De un tiempo a esta parte, vengo escuchando en los medios, y también en la calle, un discurso que me tiene perplejo. Me refiero a la diferente calificación moral que reciben los amigos de lo ajeno según del lugar del que procedan los euros de los que se benefician y el destino que se da a ese dinero.
En principio, parece que todos estamos de acuerdo en que aquél que asalta a punta de navaja, o de pistola, a un ciudadano de a pie y le requisa la cartera, el reloj y el móvil, merece la reprobación moral y penal por ser un chorizo de tomo y lomo. Y lo mismo para quienes, por la fuerza o con sigilo, se introducen en un domicilio y se llevan hasta las manillas de las puertas. Es decir, usted roba la nómina a un ciudadano particular y se lleva lo afanado para casita, y es calificado de ladrón sin ningún género de dudas.
Sin embargo, cuando el aligerado de la pesada carga de los euros no es un ciudadano concreto, sino un grupo de ellos, cuanto más grande, mejor, sin cara y ojos individualizados, las cosas cambian.
Por ejemplo, parece que trincar comisiones desde una concejalía de Urbanismo por conceder licencias de construcción, como mínimo dudosas, parece que tiene sus defensores. O, al menos, los defensores de que eso no es robar en sentido estricto. Es el conocido argumento de “yo no he robado a nadie, yo no he metido la mano en la caja”.
En los últimos días, esta perplejidad que me aqueja se ha vuelto a poner de manifiesto con el caso de Joan Laporta, expresidente del Barça. No voy a entrar en calificar a quienes sostienen que es malo airear la porquería encontrada en vez de, como antes hicieron muchos otros, esconderla debajo de la alfombra y mirar para otro lado. Si piensan que hay que proteger un (supuesto) bien mayor haciendo la vista gorda ante menudencias como unos cuantos millones de euros volatilizados, allá cada cual con su criterio.
Tampoco voy a prejuzgar los hechos en sí, porque no tengo ni idea de si las acusaciones contra Laporta son ciertas o no. Para mí, lo más chocante es que hay muchos, realmente demasiados, que mantienen la teoría de que, si es cierto todo lo que se dice del uso de tarjetas de crédito del club, de los pagos de entradas a conciertos y partidos de fútbol para amigos y familiares, de la compra de puros y perfumes, de las comidas y comilonas a cuenta del Barça, en ningún caso se puede hablar de robo.

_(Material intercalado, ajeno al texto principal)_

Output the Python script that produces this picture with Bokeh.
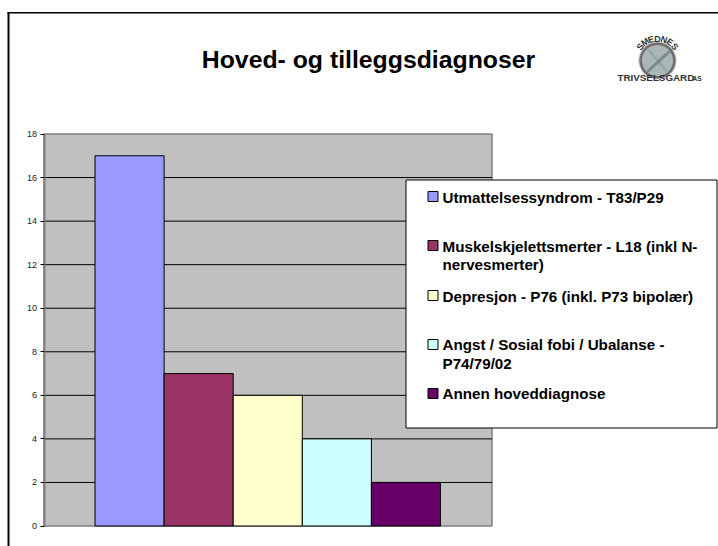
import numpy as np
from bokeh.embed import file_html
from bokeh.resources import INLINE
from bokeh.plotting import figure
from bokeh.models import Range1d, Label, BoxAnnotation, PolyAnnotation, FixedTicker, ColumnDataSource, LinearAxis

title = "Hoved- og tilleggsdiagnoser"
series = ["Utmattelsessyndrom - T83/P29",
          "Muskelskjelettsmerter - L18 (inkl N-\nnervesmerter)",
          "Depresjon - P76 (inkl. P73 bipolær)",
          "Angst / Sosial fobi / Ubalanse -\nP74/79/02",
          "Annen hoveddiagnose"]
values = [17, 7, 6, 4, 2]
colors = ["#9999FF", "#993366", "#FFFFCC", "#CCFFFF", "#660066"]
y_ticks = [0, 2, 4, 6, 8, 10, 12, 14, 16, 18]

W, H = 718, 546
L, R, T, B = 43.5, 491.5, 133.5, 525.5   # plot area in canvas pixels
BAR0, BARW = 94.5, 69.1                  # left edge of first bar, bar width in pixels
FONT = "Liberation Sans"
PXY = (B - T) / 18

p = figure(width=W, height=H, output_backend="svg", toolbar_location=None,
           x_range=Range1d(-0.5 - BAR0 / BARW, -0.5 + (W - BAR0) / BARW),
           y_range=Range1d(-(H - B) / PXY, B / PXY),
           min_border=0, background_fill_color="white", border_fill_color="white",
           outline_line_color=None, x_axis_type=None, y_axis_type=None)
p.grid.visible = False


def box(x0, y0, x1, y1, fill, line="black", lw=1, level="overlay"):
    p.add_layout(BoxAnnotation(left=x0, right=x1, top=y0, bottom=y1,
                               left_units="canvas", right_units="canvas",
                               top_units="canvas", bottom_units="canvas",
                               fill_color=fill, fill_alpha=1, line_color=line, line_width=lw,
                               line_alpha=1, level=level))


def label(x, y, text, size, align="left", bold=True, color="black", angle=0):
    p.add_layout(Label(x=x, y=y, x_units="canvas", y_units="canvas", text=text,
                       text_font=FONT, text_font_size=f"{size}px",
                       text_font_style="bold" if bold else "normal", text_color=color,
                       text_align=align, text_baseline="middle", angle=angle,
                       angle_units="deg", level="overlay"))


# plot background
box(L, T, R, B, "#C0C0C0", "#808080", 1.5, level="image")

# gridlines
x_left = -0.5 - (BAR0 - L) / BARW
x_right = -0.5 + (R - BAR0) / BARW
p.segment(x0=[x_left] * 8, x1=[x_right] * 8, y0=y_ticks[1:-1], y1=y_ticks[1:-1],
          line_color="black", line_width=1, level="underlay")

# bars
src = ColumnDataSource(dict(x=list(range(len(values))), top=values, color=colors))
p.vbar(x="x", top="top", bottom=0, width=1, fill_color="color", line_color="black",
       line_width=1, source=src)

# value axis
ax = LinearAxis(fixed_location=x_left, ticker=FixedTicker(ticks=y_ticks), bounds=(0, 18))
ax.axis_line_color = "#808080"
ax.axis_line_width = 2
ax.major_tick_line_color = "black"
ax.major_tick_out = 4
ax.major_tick_in = 0
ax.minor_tick_line_color = None
ax.major_label_text_font = FONT
ax.major_label_text_font_size = "9px"
ax.major_label_text_color = "#222222"
ax.major_label_standoff = 3
p.add_layout(ax, "left")

# slide frame
box(7, 11.5, 720, 13, "black", None, 0)
box(7, 11.5, 9, 548, "black", None, 0)

label(368, 59, title, 24.8, align="center")

# legend panel
box(405.5, 179.5, 716.5, 427.5, "white")
swatch_y = [196, 245, 295, 344, 393]
text_y = [[197], [246, 264], [296], [344, 363], [393]]
for s, c, sy, ty in zip(series, colors, swatch_y, text_y):
    box(427.5, sy - 5, 437.5, sy + 5, c)
    for part, y in zip(s.split("\n"), ty):
        label(442, y, part, 15.2)

# logo
CX, CY = 657, 60
t = np.linspace(0, 2 * np.pi, 60)
for r, col, alpha in [(19, "#8A8A8A", 0.5), (18, "#6E6E6E", 1), (15.5, "#A9B8B6", 1)]:
    p.add_layout(PolyAnnotation(xs=(CX + r * np.cos(t)).tolist(),
                                ys=(CY + r * np.sin(t)).tolist(),
                                xs_units="canvas", ys_units="canvas",
                                fill_color=col, fill_alpha=alpha, line_color=None,
                                level="overlay"))
for xs, ys, alpha in [([646, 648, 670, 668], [70, 72, 52, 50], 0.7),
                      ([647, 649, 667, 665], [50, 48, 70, 72], 0.25)]:
    p.add_layout(PolyAnnotation(xs=xs, ys=ys, xs_units="canvas", ys_units="canvas",
                                fill_color="#6B7573", fill_alpha=alpha, line_color=None,
                                level="overlay"))
arc = "SMEDNES"
for i, ch in enumerate(arc):
    a = np.deg2rad(90 + 51 - i * 17)
    label(CX + 22 * np.cos(a), CY - 22 * np.sin(a), ch, 9, align="center", color="#333333",
          angle=np.rad2deg(a) - 90)
label(617, 77, "TRIVSELSGARD", 9.8, color="#333333")
label(692, 78, "AS", 6.5, color="#333333")

open("out.html", "w").write(file_html(p, INLINE))
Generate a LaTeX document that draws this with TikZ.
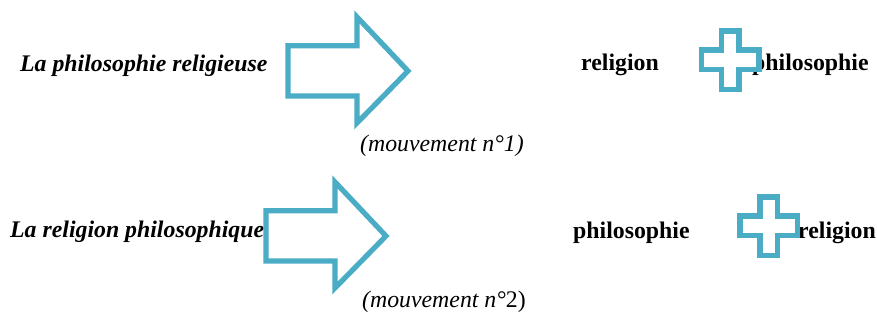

Como mucho, de uso moralmente inapropiado de los fondos de la entidad, porque no se ha metido la mano en la caja y no se lo han llevado, ni calentito, ni crudo
Imaginemos una situación similar, pero poniéndole nombre y apellidos a la víctima. En lugar de al FC Barcelona, supongamos que la tarjeta de crédito pertenece a Juan Español (o Joan Catalá o Jon Euskaldun o…). Supongamos también que un empleado suyo, digamos que se llama J. L. S., coge la tarjeta de su jefe y se dedica a hacer compras y pagos de todo tipo: entradas, comidas, perfumes o billetes de avión, pero teniendo el máximo cuidado en no llevarse ni un solo euro en efectivo.
¿Podríamos decir que J. L. S. es poco más que un pillín travieso que no ha metido la mano en la caja?
Como el que ha sufrido el quebranto no es una entidad de personalidad difuminada, que es de todos y no es de nadie, sino un ciudadano individual (y casi todos tenemos tarjetas de crédito como el chino del chiste tenía bicicleta), la respuesta seguro que sería contundente: J. L. S. es un mangante con todas las letras.
La realidad, se mire como se mire, es que si no trinco en efectivo pero trituro unas tarjetas de crédito que no son mías con gastos que, de otra manera, supondrían una disminución importante del efectivo que tengo EN MI CAJA, objetivamente es como si me lo llevase en billetes de cinco. No es necesario salir de las oficinas con una carretilla cargada de bolsas con el símbolo del euro impreso para ser culpable de haber metido la mano en la caja.